→ Your task
Where a line of the material contains the string "standalone", copy that line.

Charts and diagrams as code
════════

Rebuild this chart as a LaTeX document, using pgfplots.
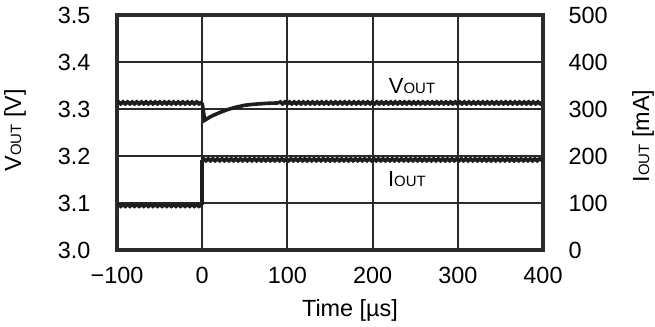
\documentclass[border=0pt]{standalone}
\usepackage{fontspec}
\setmainfont{Liberation Sans}
\usepackage{pgfplots}
\pgfplotsset{compat=1.18}
\usetikzlibrary{decorations.pathmorphing}
\definecolor{ink}{HTML}{2B2B2B}
\definecolor{trace}{HTML}{1E1E1E}
\newcommand{\sub}[1]{{\fontsize{15}{16}\selectfont #1}}
\begin{document}
\begin{tikzpicture}
\useasboundingbox (-117bp,-77bp) rectangle (538bp,250bp);
\pgfplotsset{
  base/.style={scale only axis, width=426bp, height=235bp,
    xmin=-100, xmax=400, at={(0,0)}, anchor=south west,
    major tick length=0pt,
    tick label style={font=\fontsize{23.5}{27}\selectfont, text=black},
    label style={font=\fontsize{23.5}{27}\selectfont, text=black}},
  rip/.style={trace, line width=3.8bp, decorate, decoration={snake, amplitude=0.9bp, segment length=4.6bp}},
  plain/.style={trace, line width=3.6bp}
}
\begin{axis}[base,
  ymin=3.0, ymax=3.5,
  xtick={-100,0,100,200,300,400},
  xticklabels={−100,0,100,200,300,400},
  ytick={3.0,3.1,3.2,3.3,3.4,3.5},
  yticklabels={3.0,3.1,3.2,3.3,3.4,3.5},
  grid=major, major grid style={ink, line width=2bp},
  axis line style={ink, line width=3.2bp},
  yticklabel style={anchor=east, xshift=-23bp},
  xticklabel style={anchor=north, yshift=-14bp},
  xlabel={Time [µs]},
  xlabel style={anchor=base, at={(axis description cs:0.547,-0.281)}},
  ylabel={V\sub{OUT} [V]},
  ylabel style={anchor=center, at={(axis description cs:-0.2394,0.51)}},
]
\addplot[rip] coordinates {(-100,3.313) (0,3.313)};
\addplot[plain] coordinates {(0,3.313) (1,3.300) (3,3.276) (10,3.284) (20,3.292) (30,3.299) (40,3.304) (50,3.308) (60,3.310) (75,3.312) (90,3.313)};
\addplot[rip] coordinates {(90,3.313) (400,3.313)};
\node[anchor=base west, inner sep=0pt, font=\fontsize{22}{26}\selectfont] at (axis cs:219,3.334) {V\sub{OUT}};
\node[anchor=base west, inner sep=0pt, font=\fontsize{22}{26}\selectfont] at (axis cs:218,3.136) {I\sub{OUT}};
\end{axis}
\begin{axis}[base,
  ymin=0, ymax=500,
  axis y line*=right, axis x line=none,
  ytick={0,100,200,300,400,500},
  yticklabels={0,100,200,300,400,500},
  axis line style={ink, line width=3.2bp},
  yticklabel style={anchor=west, xshift=22bp},
  ylabel={I\sub{OUT} [mA]},
  ylabel style={anchor=center, rotate=0, at={(axis description cs:1.2347,0.485)}},
]
\addplot[rip] coordinates {(-100,95) (0,95)};
\addplot[plain] coordinates {(0,95) (0,192)};
\addplot[rip] coordinates {(0,192) (400,192)};
\end{axis}
\end{tikzpicture}
\end{document}
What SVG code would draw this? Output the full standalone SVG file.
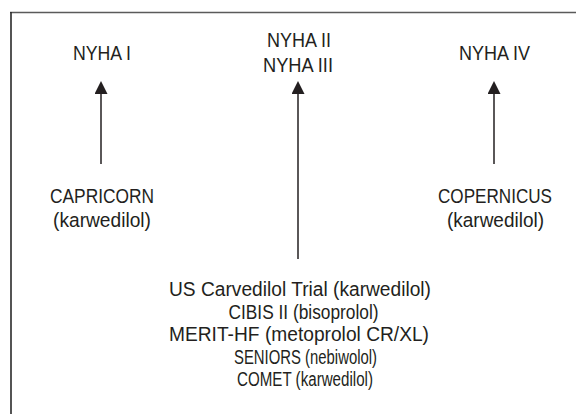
<svg xmlns="http://www.w3.org/2000/svg" width="578" height="414" viewBox="0 0 578 414">
  <style>
    text { font-family: "Liberation Sans", Arial, sans-serif; font-size: 20.5px; fill: #231f20; text-anchor: middle; }
    .sm { font-size: 19.5px; }
    .conn { stroke: #231f20; stroke-width: 1.5; fill: none; marker-end: url(#arrow); }
  </style>
  <defs>
    <marker id="arrow" markerUnits="userSpaceOnUse" markerWidth="13" markerHeight="13" refX="0" refY="0" viewBox="0 -6.5 13 13" orient="auto">
      <path d="M0,-6.5 L13,0 L0,6.5 Z" fill="#231f20"/>
    </marker>
  </defs>
  <rect width="578" height="414" fill="#ffffff"/>
  <g id="frame">
    <line x1="10" y1="12.5" x2="576" y2="12.5" stroke="#5a5a5a" stroke-width="1.6"/>
    <line x1="11" y1="12" x2="11" y2="414" stroke="#2a2a2a" stroke-width="1.6"/>
  </g>
  <g id="connectors">
    <line class="conn" x1="101" y1="164" x2="101" y2="94"/>
    <line class="conn" x1="298" y1="259" x2="298" y2="94"/>
    <line class="conn" x1="494" y1="164" x2="494" y2="94"/>
  </g>
  <g id="nyha1">
    <text x="102" y="60" textLength="58" lengthAdjust="spacingAndGlyphs">NYHA I</text>
  </g>
  <g id="nyha23">
    <text x="299" y="47" textLength="64" lengthAdjust="spacingAndGlyphs">NYHA II</text>
    <text x="298" y="72" textLength="70" lengthAdjust="spacingAndGlyphs">NYHA III</text>
  </g>
  <g id="nyha4">
    <text x="494.5" y="60" textLength="71" lengthAdjust="spacingAndGlyphs">NYHA IV</text>
  </g>
  <g id="capricorn">
    <text x="102" y="203" textLength="104" lengthAdjust="spacingAndGlyphs">CAPRICORN</text>
    <text x="102" y="227" textLength="98" lengthAdjust="spacingAndGlyphs">(karwedilol)</text>
  </g>
  <g id="copernicus">
    <text x="495" y="203" textLength="114" lengthAdjust="spacingAndGlyphs">COPERNICUS</text>
    <text x="495.5" y="227" textLength="97" lengthAdjust="spacingAndGlyphs">(karwedilol)</text>
  </g>
  <g id="trials">
    <text class="sm" x="300" y="296" textLength="262" lengthAdjust="spacingAndGlyphs">US Carvedilol Trial (karwedilol)</text>
    <text class="sm" x="303.5" y="318.5" textLength="150" lengthAdjust="spacingAndGlyphs">CIBIS II (bisoprolol)</text>
    <text class="sm" x="299" y="341" textLength="260" lengthAdjust="spacingAndGlyphs">MERIT-HF (metoprolol CR/XL)</text>
    <text class="sm" x="305.5" y="363.5" textLength="143" lengthAdjust="spacingAndGlyphs">SENIORS (nebiwolol)</text>
    <text class="sm" x="305" y="386" textLength="136" lengthAdjust="spacingAndGlyphs">COMET (karwedilol)</text>
  </g>
</svg>
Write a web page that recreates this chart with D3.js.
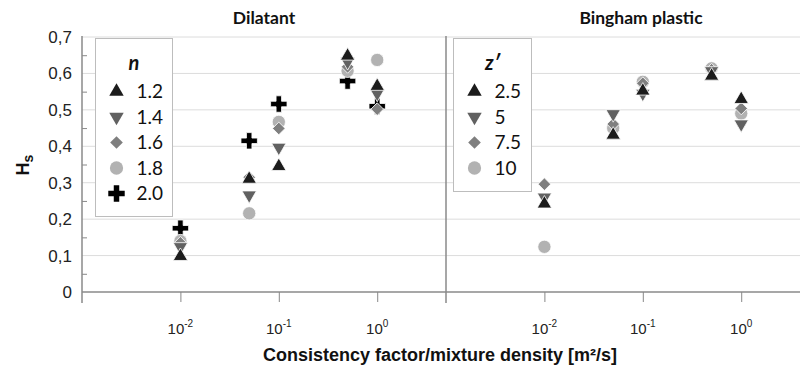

════════

→ Exercise response
\documentclass[border=0pt]{standalone}
What SVG code would draw this? Output the full standalone SVG file.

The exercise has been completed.